Zélia Parreira
Zélia Parreira
A recente notícia sobre o cancelamento da oferta de jornais e revistas (e todo o tipo de documentos, na realidade) para consulta pública e gratuita na Biblioteca de Tomar constitui, em minha opinião, uma enorme luz vermelha num semáforo que teimava em permanecer num sério amarelo de aviso há muito tempo.

A Rede de Bibliotecas Públicas, tal como a conhecemos, é fruto de vários protocolos assinados entre a instituição que se assume como autoridade nacional para as bibliotecas públicas e as diversas autarquias interessadas em abrir e manter bibliotecas nos seus concelhos. Porém, o acordo suficientemente minucioso no que se refere aos critérios e padrões de funcionamento no momento da inauguração e nos primeiros anos de vida da biblioteca, passa a ser apenas um acordo de cavalheiros quando esse período se esgota.

Acontece que os cavalheiros não são todos iguais e o poder autárquico assenta precisamente na sua rotatividade, que aliás, já está estabelecida pela lei.

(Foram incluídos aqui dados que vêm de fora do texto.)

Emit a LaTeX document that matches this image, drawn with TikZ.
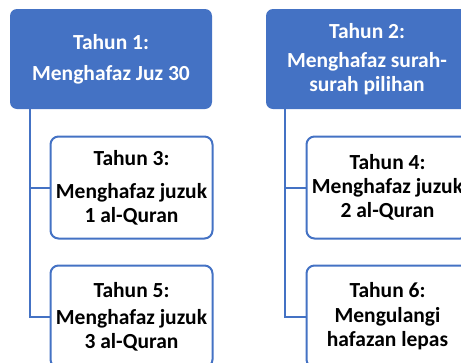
\documentclass[tikz,border=0pt]{standalone}
\usepackage{fontspec}
\setmainfont{Carlito}
\usetikzlibrary{positioning}
\definecolor{hblue}{HTML}{4472C4}
\tikzset{
  yearbox/.style={fill=hblue, text=white, rounded corners=7pt, minimum width=202pt,
    minimum height=100pt, inner sep=0pt, align=center, font=\bfseries\fontsize{21.5}{24}\selectfont},
  subbox/.style={draw=hblue, line width=2pt, fill=white, rounded corners=8pt, minimum width=162pt,
    minimum height=102pt, inner sep=0pt, align=center, font=\bfseries\fontsize{21.5}{24}\selectfont},
  link/.style={draw=hblue, line width=2pt}
}
\begin{document}
\begin{tikzpicture}[x=1pt,y=-1pt]
  \useasboundingbox (0,0) rectangle (461,362);
  \clip (0,0) rectangle (461,362);
  \begin{scope}
    \node[yearbox] (yr1) at (111,59) {Tahun 1:\\[7pt]Menghafaz Juz 30};
    \node[subbox] (yr3) at (131.5,187.5) {Tahun 3:\\[9pt]Menghafaz juzuk\\1 al-Quran};
    \node[subbox] (yr5) at (131.5,316.5) {Tahun 5:\\[3pt]Menghafaz juzuk\\3 al-Quran};
    \foreach \k in {yr3,yr5}
      \draw[link] ([xshift=20pt]yr1.south west) |- (\k.west);
  \end{scope}
  \begin{scope}[xshift=256pt]
    \node[yearbox] (yr2) at (111,59) {Tahun 2:\\[5pt]Menghafaz surah-\\surah pilihan};
    \node[subbox] (yr4) at (131.5,187.5) {Tahun 4:\\Menghafaz juzuk\\2 al-Quran};
    \node[subbox] (yr6) at (131.5,316.5) {Tahun 6:\\[1pt]Mengulangi\\hafazan lepas};
    \foreach \k in {yr4,yr6}
      \draw[link] ([xshift=19pt]yr2.south west) |- (\k.west);
  \end{scope}
\end{tikzpicture}
\end{document}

O senhor que se segue ao autarca que pediu uma biblioteca nem sempre tem as mesmas intenções ou convicções e o resultado são situações de morte lenta e agonizante de bibliotecas que à partida, tinham tudo para dar certo.

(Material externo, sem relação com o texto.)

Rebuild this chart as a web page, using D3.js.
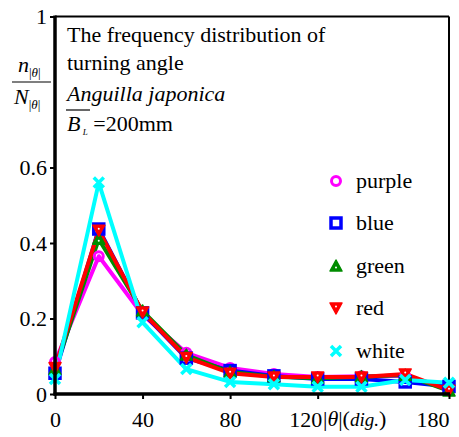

No seu interior, bibliotecários mais ou menos qualificados lutam diariamente para dar provas da sua imensa criatividade e capacidade de inovação e inventar novas estratégias que lhes permitam ultrapassar quotidianamente as dificuldades ridículas e mesquinhas que os impedem de concretizar a sua nobre missão. Mentimos deliberadamente aos nossos utilizadores porque a ética profissional não nos permite desmascarar o profundo desinteresse e falta de fé dos executivos políticos na Biblioteca.

Em muitos casos, ex-líbris arquitectónicos ofuscam o enorme vazio de meios e fundos necessários ao bom funcionamento da biblioteca. Noutros casos, nem isso. O cenário e o dia-a-dia são deprimentes. A pouco e pouco, as bibliotecas públicas vão readquirindo o estado – e em breve o estatuto – de lugares sombrios cheios de livros velhos, que ninguém quer ler. Os meios tecnológicos com que nos tentámos adaptar à sociedade da informação tornam-se desactualizados a cada dia, mas a sua substituição é impensável.

O mundo lá fora, entretanto, continua o seu caminho imparável, cada vez mais rápido, cada vez mais dinâmico, cada vez mais distante.

25 anos de trabalho correm o risco de ficar perdidos na história do que poderíamos ter sido. Os Homens e as Mulheres que fizeram esta rede pensaram que o caminho era irreversível. Bem cedo percebemos que estavam enganados nesse ponto. Apenas nesse, porque tiveram razão em tudo o resto e trilharam o caminho que precisava de ser feito.

As bibliotecas públicas são a mais democrata e democrática das instituições. São o baluarte da liberdade de expressão e de pensamento, do acesso igual e solidário a todas as fontes de informação e conhecimento, são o único caminho que une diferenças em vez de as acentuar e dividir. As bibliotecas públicas são a nossa missão e é a nós que cabe a sua defesa.

Não podemos permitir que o acesso à informação e à cultura seja sistematicamente a primeira vítima das crises económicas. Temos o dever de garantir que a biblioteca continuará a exercer as suas funções de forma livre e isenta de pressões, porque é nestes momentos que os cidadãos mais precisam dos nossos serviços.

Não baixemos os braços. Temos uma história, um património, uma missão a defender. Somos bibliotecários, saberemos estar à altura do que isso significa.